Your above statement also seems to credit Bush and his administration for any improvement in the environment. While most people (you can choose any poll you like) believe the contrary. In fact many people myself included, believe President Bush and his policies has hindered and or retarded any environmental gains we have achieved during his administration.

Posted by: Cube at September 6, 2006 2:54 PM
Comment #179410

Just in case there’s a misunderstanding when looking at my link above skip to one hour and nine minutes. Gore almost word for word says what you say in your post above Jack, minus partisan bickering.

Posted by: Max at September 6, 2006 3:13 PM
Comment #179412


I don’t know if I’ve ever read anything by you more pollyanna or straw-man than this. I really don’t understand your picking on Al Gore except it is your natural bias. Al Gore and so-called “eco-pessimists” are pointing out the real dangers that are possible and their probability as well. They are not pessimists but advocate taking the problem very very seriously as they should. If they simply despaired and thru up their hands they would be more extreme. This is not a case of soup de jour by Gore as this has been a strong conern his since his college days. The problem has gotten seriously worse in the past 35 years. What gives?

What is extreme is some uber-faith in the free market avoiding this problem without the mandate of government. The market has a hard time looking past the quarter much less the next century. The examples you cite make the case for the need of right governmental policy to help us avoid potentially huge catastophic and economic changes. Witness California’s step in the right direction. Once serious policy addressing the problem is in place then let the free-market figure out how best to meet that policy as you said. Unfortunately, California and other states and nations will have to sacrifice and work on a less-than-level playing field in order to address this problem since the Bush administration is completely ignoring it (after denying it even existed!). Perhaps they will prove what some seem think that being a leader in this area will actually prove an economic advantage, eventually, but in the short-term I doubt it.
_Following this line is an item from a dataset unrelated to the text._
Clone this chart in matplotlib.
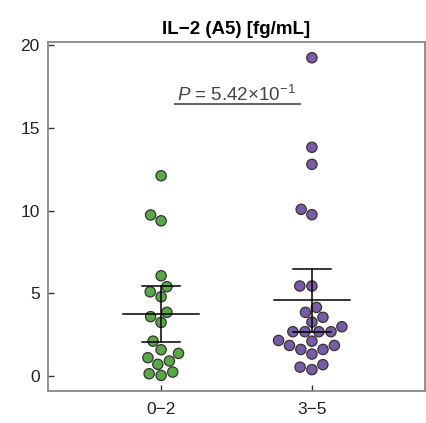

That is why a national policy and international agreements are so key, not pessimistic, to actually solving the problem.

Posted by: Chris2x at September 6, 2006 3:19 PM
Comment #179415

SirisC, Hmmm well, I at least thought he accomplished that. What was it he sold to IBM?

As for Windows wide platform compatability, I agree, but wouldn’t open source/architecture be as widely compatible if Microsoft didn’t enter into anti-competitive agreements with it’s users and retailers? I’m not convinced that Microsoft did us any favors by standardizing Windows in PC’s.

My point is that, large corporations are by definition anti competitive and restrictive to markets. I just get tired of hearing free market arguments being used to defend aggregious abuse of markets. It reminds me of the Israeli’s talking about autonomy of the Palestinians and return of their territory, while building and expanding settlements subsidized by American money.

Or the wonderous decision by the Supreme Court that money equals speech. As Bob Dylan said,
“Money doesn’t talk it screams,” as he is whisked away in his Limo.

Posted by: gergle at September 6, 2006 3:27 PM
Comment #179424

A couple thoughts on how the word pessism is being thrown around lately:

Optimism in the face of the daunting challenges of these times can be as debilitating as pessimism — shielding us from the obligation to become active agents for a better outcome. If recent disappointment in leadership is robbing Americans of their optimism, this might actually be a step in the direction of cultural maturity. It’s not that President Bush has robbed America of its optimism, but that he tried to replace it with delusion.

Posted by: Max at September 6, 2006 4:05 PM
Comment #179425

A couple thoughts on how the word pessism is being thrown around lately:

Optimism in the face of the daunting challenges of these times can be as debilitating as pessimism — shielding us from the obligation to become active agents for a better outcome. If recent disappointment in leadership is robbing Americans of their optimism, this might actually be a step in the direction of cultural maturity. It’s not that President Bush has robbed America of its optimism, but that he tried to replace it with delusion.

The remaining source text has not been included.